Terdakwa Mantan Dirut RSUD Ponorogo |
Hal itulah yang dilakukan R. Indra Priangkasa, SH, MH, selaku Penasehat Hukum (PH) terdakwa drg. Prijo Langgeng Tribinuko, dalam kasus dugaan Korupsi proyek pembangunan RSUD dr.Harjono Sudigtomarto Kabupaten Ponorogo, yang didanai dari sumber anggaran APBD dan APBN sebesar Rp 118 miliar, yang merugikan keuangan negara senilai Rp 3,5 milliar. Sebab, Indra Priangkasa, tak mau kliennya dipenjarakan oleh penegak hukum dengan begitu saja. Karena tuduhan telah melakukan tindak pidana korupsi, sementara surat dakwaan yang dibuat dan dibacakan oleh Tim Jaksa JPU dalam persidangan, dianggap kabur dan juga tidak cermat karena tidak menjelaskan Undang-undang mana yang dilanggar oleh terdakwa.
Hal itu disampaikan Indra Priangkasa, dalam persidangan yang berlangsung diruang sidang Cakra Pengadilan Tipikor pada Pengadilan Negeri (PN) Surabaya, yang dipimpin Ketua Majelis Hakim HR. Unggul Warso Murti, dengan agenda pembacaan Eksepsi (keberatan) pada Jumat, 27 Mei 2016.

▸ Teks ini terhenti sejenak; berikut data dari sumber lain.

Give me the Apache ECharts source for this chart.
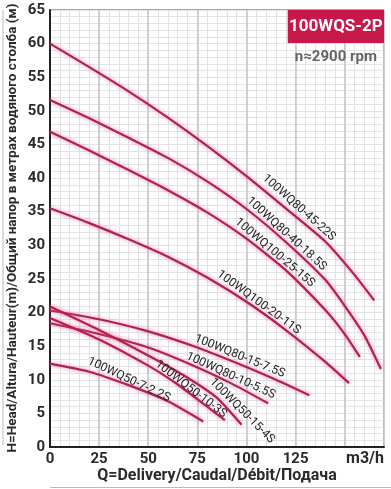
<!DOCTYPE html>
<html><head><meta charset="utf-8">
<script src="https://cdn.jsdelivr.net/npm/echarts@6/dist/echarts.min.js"></script>
<style>html,body{margin:0;padding:0;background:#fff}#c{width:391px;height:489px}</style>
</head><body><div id="c"></div><script>
// ---- data ----
const curveNames = ['100WQ80-45-22S','100WQ80-40-18.5S','100WQ100-25-15S','100WQ100-20-11S','100WQ80-15-7.5S','100WQ80-10-5.5S','100WQ50-15-4S','100WQ50-10-3S','100WQ50-7-2.2S'];
const q1 = [0,20,40,60,80,100,120,140,155,165];
const h1 = [60,56.5,52.9,49.0,44.8,40.3,35.5,30.6,25.6,21.8];
const q2 = [0,20,40,60,80,100,120,140,150,160,168.4];
const h2 = [51.6,48.9,46.0,43.0,39.5,35.4,30.5,24.9,21.0,16.6,11.6];
const q3 = [0,20,40,60,80,100,120,140,150,157.7];
const h3 = [46.9,44.1,41.2,38.2,34.9,31.0,26.3,20.4,16.8,13.4];
const q4 = [0,20,40,60,80,100,120,140,152.2];
const h4 = [35.5,33.3,30.9,28.3,25.2,21.6,17.4,12.7,9.5];
const q5 = [0,25,50,75,96.6,115,132];
const h5 = [20.3,19.0,17.2,14.8,12.3,10.0,7.7];
const q6 = [0,25,50,69,92,111];
const h6 = [18.4,16.8,14.8,12.6,9.5,6.5];
const q7 = [0,25,50,70,85,97.5];
const h7 = [20.9,17.4,13.6,10.3,7.3,3.3];
const q8 = [0,25,50,65,80,89];
const h8 = [19.2,16.0,12.1,9.3,6.0,4.0];
const q9 = [0,20,40,60,78];
const h9 = [12.4,11.2,9.2,6.8,3.8];
// curve label anchors (label centre in data units) and slope angle in degrees
const labelQ = [126.7,120.4,114.4,106.3,96.6,92,97.7,71.7,40.2];
const labelH = [35.6,31.7,28.9,21.5,13.5,10.6,5.4,8.6,10.0];
const labelAngle = [41.6,42,40,36,22,24.5,45,37.5,25];
const xTickLabels = [0,25,50,75,100,125];
const yTickLabels = [0,5,10,15,20,25,30,35,40,45,50,55,60,65];
const title = '100WQS-2P';
const subtitle = 'n\u22482900 rpm';
const xName = 'Q=Delivery/Caudal/D\u00e9bit/\u041f\u043e\u0434\u0430\u0447\u0430';
const yName = 'H=Head/Altura/Hauteur(m)/\u041e\u0431\u0449\u0438\u0439 \u043d\u0430\u043f\u043e\u0440 \u0432 \u043c\u0435\u0442\u0440\u0430\u0445 \u0432\u043e\u0434\u044f\u043d\u043e\u0433\u043e \u0441\u0442\u043e\u043b\u0431\u0430 (\u043c)';
const unitX = 'm3/h';

const Qs=[q1,q2,q3,q4,q5,q6,q7,q8,q9], Hs=[h1,h2,h3,h4,h5,h6,h7,h8,h9];
const FONT = "'Liberation Sans Narrow','Roboto','Noto Sans',sans-serif";
const LINE = '#b0214f';

const chart = echarts.init(document.getElementById('c'), null, {renderer:'canvas'});
const series = curveNames.map((n,i)=>({
  type:'line', name:n, xAxisIndex:0, yAxisIndex:0, smooth:0.2, symbol:'none',
  data: Qs[i].map((q,j)=>[q,Hs[i][j]]),
  lineStyle:{color:LINE,width:2.2,shadowColor:'rgba(235,90,140,0.75)',shadowBlur:4},
  z:5
}));
const option = {
  animation:false,
  backgroundColor:'#fff',
  grid:{left:50,top:10,right:7,bottom:42,show:true,borderColor:'#555',borderWidth:1,backgroundColor:'#fff'},
  xAxis:[
    {type:'value',min:0,max:170,interval:5,
     axisLine:{show:true,lineStyle:{color:'#222',width:2}},axisTick:{show:false},
     axisLabel:{margin:5,color:'#2a2a2a',fontFamily:FONT,fontWeight:'bold',fontSize:15,
       formatter:v=>xTickLabels.indexOf(v)>=0?String(v):'',hideOverlap:false,showMaxLabel:false},
     splitLine:{show:true,lineStyle:{color:'#e2e2e2',width:1}}},
    {type:'value',min:0,max:170,interval:25,show:true,
     axisLine:{show:false},axisTick:{show:false},axisLabel:{show:false},
     splitLine:{show:true,lineStyle:{color:'#c4c4c4',width:1.5}}}
  ],
  yAxis:[
    {type:'value',min:0,max:65,interval:5,
     axisLine:{show:true,lineStyle:{color:'#222',width:2}},axisTick:{show:false},
     axisLabel:{margin:5,color:'#2a2a2a',fontFamily:FONT,fontWeight:'bold',fontSize:15,
       formatter:v=>yTickLabels.indexOf(v)>=0?String(v):''},
     splitLine:{show:true,lineStyle:{color:'#cfcfcf',width:1}}},
    {type:'value',min:0,max:65,interval:1,
     axisLine:{show:false},axisTick:{show:false},axisLabel:{show:false},
     splitLine:{show:true,lineStyle:{color:'#e4e4e4',width:1}},z:0}
  ],
  series: series
};
chart.setOption(option);

const g = [];
// curve labels
curveNames.forEach((n,i)=>{
  const p = chart.convertToPixel({xAxisIndex:0,yAxisIndex:0},[labelQ[i],labelH[i]]);
  g.push({type:'text',x:p[0],y:p[1],rotation:-labelAngle[i]*Math.PI/180,z:20,
    style:{text:n,fontSize:12,fontFamily:"'Roboto','Noto Sans',sans-serif",fill:'#222',align:'center',verticalAlign:'middle'}});
});
// title box
const tl = chart.convertToPixel({xAxisIndex:0,yAxisIndex:0},[121,65]);
const br = chart.convertToPixel({xAxisIndex:0,yAxisIndex:0},[170,60]);
g.push({type:'rect',shape:{x:tl[0],y:tl[1],width:br[0]-tl[0],height:33},style:{fill:'#c8174b'},z:20});
g.push({type:'text',x:(tl[0]+br[0])/2,y:tl[1]+17,z:21,style:{text:title,fontSize:17,fontWeight:'bold',fontFamily:FONT,fill:'#fff',align:'center',verticalAlign:'middle'}});
g.push({type:'text',x:(tl[0]+br[0])/2,y:tl[1]+47,z:21,style:{text:subtitle,fontSize:15,fontWeight:'bold',fontFamily:FONT,fill:'#666',align:'center',verticalAlign:'middle'}});
// x unit and axis name
const xe = chart.convertToPixel({xAxisIndex:0,yAxisIndex:0},[170,0]);
g.push({type:'text',x:xe[0],y:xe[1]+12,z:21,style:{text:unitX,fontSize:16,fontWeight:'bold',fontFamily:FONT,fill:'#2a2a2a',align:'right',verticalAlign:'middle'}});
g.push({type:'text',x:217,y:476,z:21,style:{text:xName,fontSize:16,fontWeight:'bold',fontFamily:FONT,fill:'#2a2a2a',align:'center',verticalAlign:'middle'}});
g.push({type:'text',x:13,y:228,rotation:Math.PI/2,z:21,style:{text:yName,fontSize:13.5,fontWeight:'bold',fontFamily:FONT,fill:'#2a2a2a',align:'center',verticalAlign:'middle'}});
// decorative thin rules
g.push({type:'line',shape:{x1:3,y1:10,x2:3,y2:445},style:{stroke:'#bbb',lineWidth:1},z:1});
g.push({type:'line',shape:{x1:50,y1:487.5,x2:391,y2:487.5},style:{stroke:'#bbb',lineWidth:1},z:1});
chart.setOption({graphic:g});
</script></body></html>
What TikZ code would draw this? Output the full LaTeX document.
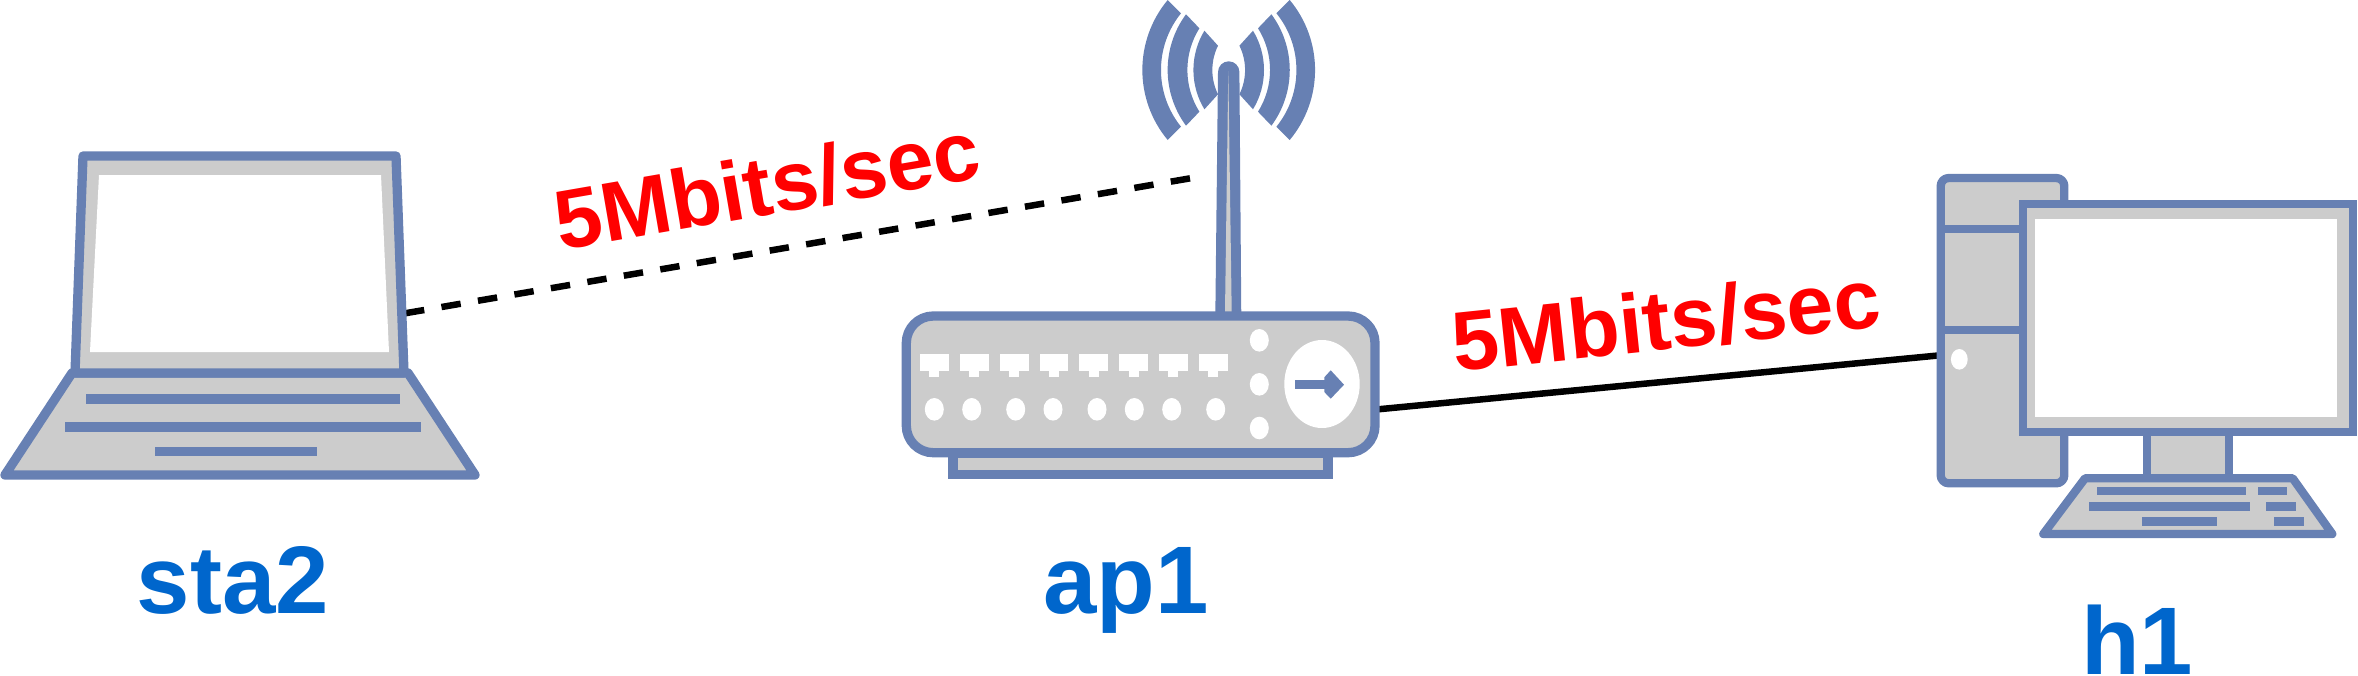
\documentclass[tikz,border=0pt]{standalone}
\usepackage{fontspec}
\setmainfont{Liberation Sans}
\usetikzlibrary{calc}
\definecolor{iconblue}{HTML}{6780B3}
\definecolor{icongray}{HTML}{CCCCCC}
\definecolor{namecolor}{HTML}{0066CC}

\begin{document}
\begin{tikzpicture}[x=1pt, y=-1pt]
  \tikzstyle{icon} = [draw=iconblue, fill=icongray, line width=9.3pt, line join=round]
  \tikzstyle{thin icon} = [draw=iconblue, fill=icongray, line width=8.3pt, line join=round]
  \tikzstyle{bar} = [fill=iconblue]
  \tikzstyle{hole} = [fill=white]
  \tikzstyle{link} = [black, line width=6.5pt]
  \tikzstyle{air} = [link, dash pattern=on 19.5pt off 17.5pt]
  \tikzstyle{hostname} = [anchor=base, text=namecolor, font=\fontsize{96}{96}\selectfont\bfseries, inner sep=0pt]
  \tikzstyle{rate} = [text=red, font=\fontsize{84}{84}\selectfont\bfseries, inner sep=0pt]

  \useasboundingbox (0,0) rectangle (2358,675);

  % connector ends
  \coordinate (sta2port) at (405,313.3);
  \coordinate (ap1air) at (1192,178);
  \coordinate (ap1port) at (1376,409.5);
  \coordinate (h1port) at (1938,355.5);

  \draw[air] (sta2port) -- (ap1air);
  \draw[link] (ap1port) -- (h1port);

  % laptop
  \draw[icon] (72,373) -- (408,373) -- (475,475) -- (5,475) -- cycle;
  \draw[icon] (83,156) -- (396,156) -- (404,373) -- (75,373) -- cycle;
  \fill[hole] (99,175) -- (381,175) -- (389,352) -- (90,352) -- cycle;
  \fill[bar] (86,394) rectangle (400,404);
  \fill[bar] (65,422) rectangle (421,431.5);
  \fill[bar] (155,447) rectangle (317,456);

  % router foot and body
  \draw[icon, line join=miter] (953,453) rectangle (1328,474.7);
  \draw[icon, rounded corners=27pt] (906.3,316) rectangle (1375,452.7);

  % antenna waves
  \foreach \side in {1,-1} {
    \begin{scope}[shift={(1228.7,70)}, xscale=\side]
      \foreach \xa/\ha/\ra/\xb/\hb/\rb in {61/70/109.3/47.7/56.7/90.3, 42.7/55.7/93.7/29.3/41.7/78.3, 24.3/39.3/75.7/10.7/24.3/55} {
        \fill[iconblue] (-\xa,-\ha) arc[start angle={180+asin(\ha/\ra)}, end angle={180-asin(\ha/\ra)}, radius=\ra]
          -- (-\xb,\hb) arc[start angle={180-asin(\hb/\rb)}, end angle={180+asin(\hb/\rb)}, radius=\rb] -- cycle;
      }
    \end{scope}
  }

  % antenna mast
  \fill[iconblue] (1215.3,318) -- (1218,72) arc[start angle=180, end angle=360, radius=10.7] -- (1241.3,318) -- cycle;
  \fill[icongray] (1225,311.3) -- (1228.3,71) -- (1231.7,311.3) -- cycle;

  % router ports
  \foreach \x in {920,960,1000,1039.7,1079.3,1119.3,1159,1199} {
    \fill[hole] (\x,354) rectangle ++(28.7,16.7);
    \fill[hole] (\x+9.3,370) rectangle ++(10,6.7);
  }
  \foreach \x in {934.3,971.7,1015.7,1053,1097,1134.3,1171.7,1215.7} {
    \fill[hole] (\x,409.3) ellipse [x radius=9.5, y radius=11.3];
  }
  \foreach \y in {340.3,384.3,428} {
    \fill[hole] (1259.3,\y) ellipse [x radius=9.5, y radius=11.3];
  }
  \fill[hole] (1322,384) ellipse [x radius=37.7, y radius=44];
  \fill[bar] (1295,380) rectangle (1327,389.3);
  \fill[bar] (1324.3,377.3) -- (1330.7,370.3) -- (1344,384.7) -- (1330.7,398.7) -- (1324.3,392) -- cycle;

  % tower
  \draw[thin icon, rounded corners=8pt] (1940.7,178) rectangle (2064.3,483.3);
  \draw[iconblue, line width=8.3pt] (1940.7,229) -- (2030,229);
  \draw[iconblue, line width=8.3pt] (1940.7,330.3) -- (2030,330.3);
  \fill[hole] (1959.3,359.3) ellipse [x radius=8.4, y radius=10.3];

  % monitor and keyboard
  \draw[thin icon, line join=miter] (2146.8,425) rectangle (2229.3,480);
  \draw[thin icon, line join=miter] (2023.3,203.7) rectangle (2353,432.3);
  \fill[hole] (2035.3,219) rectangle (2337,417.3);
  \draw[thin icon] (2085,478.3) -- (2292.7,478.3) -- (2332.3,534) -- (2043.3,534) -- cycle;
  \fill[bar] (2097.3,486.7) rectangle (2246,495);
  \fill[bar] (2258,486.7) rectangle (2287,495);
  \fill[bar] (2089,502.3) rectangle (2250,510.7);
  \fill[bar] (2266.3,502.3) rectangle (2295.7,510.7);
  \fill[bar] (2142.3,517.3) rectangle (2217,525.7);
  \fill[bar] (2274.3,517.3) rectangle (2303.7,525.7);

  % labels
  \node[hostname] (sta2) at (233,613) {sta2};
  \node[hostname] (ap1) at (1126,613) {ap1};
  \node[hostname] (h1) at (2137,674) {h1};
  \node[rate, rotate=9.8] (rateair) at (767,185) {5Mbits/sec};
  \node[rate, rotate=6] (ratewire) at (1666,320) {5Mbits/sec};
\end{tikzpicture}
\end{document}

Indra Priangkasa, dalam persidangan di hadapan Majelis Hakim membeberkan satu per satu atas surat dakwaan JPU yang dianggap tidak jelas, tidak cermat dan terjadi kesalahan (Error in persona) antara lain, pada halaman 3 dan 4. Dalam dakwaan itu, JPU menyebutkan bahwa, terdakwa drg. Prijo Langgeng Tribinuko, selaku Ketua Tim berdasarkan SK Bupati Ponorogo No 2 thn 2010 tanggal 11 Januari 2010, tentang pembentukan Tim Teknik Kegiatan Pembangunan RS dr.Harjono Sudigtomarto Kabupaten Ponorogo, bertugas untuk ; bertanggungjawab sepenuhnya atas tugas dan wewenang yang diberikan sesuai ketentuan peraturan perundang-undangan yang berlaku dan melaporkan hasil pelaksanaan tugasnya kepada Menteri Kesehatan melalui Bupati.
Sementara menurut PH terdakwa bahwa, SK Bupati Ponorogo No 2 thn 2010 tanggal 11 Januari 2010, tentang pembentukan Tim Teknik Kegiatan Pembangunan RS dr.Harjono Sudigtomarto Kabupaten Ponorogo, seolah-olah yang paling bertanggungjawab menurut JPU adalah terdakwa. Padahal, menurut PH terdakwa terkait SK Bupati itu adalah Tim bukan Ketua Tim. Tidak hanya itu. JPU juga dianggap tidak menjelaskan, Undang-undang apa, nomor berapa dan tentang apa yang dilanggar kliennya.
Indra Priangkasa juga menjelaskan bahwa, pembentukan Tim teknik tidak dibentuk oleh Bupati, melainkan Pengguna Anggaran/Kuasa Pengguna Anggaran (PA/KPA), yang dalam kasus pembangunan RSUD Kabupaten Ponorogo adalah Yuni Suryadi (terdakwa dalam kasus yang sama), sesuai dengan Perpres 54/2010, pasal 8 angka 2 huruf a
“Kepetusan Bupati Ponorogo, No 2 Thn 2010 tanggal 11 Januari 2010 tentang pengangkatan Tim Teknis menurut hukum, batal demi hukum Dan tidak memiliki kekuatan mengikat,” ucap Indra dalam persidangan.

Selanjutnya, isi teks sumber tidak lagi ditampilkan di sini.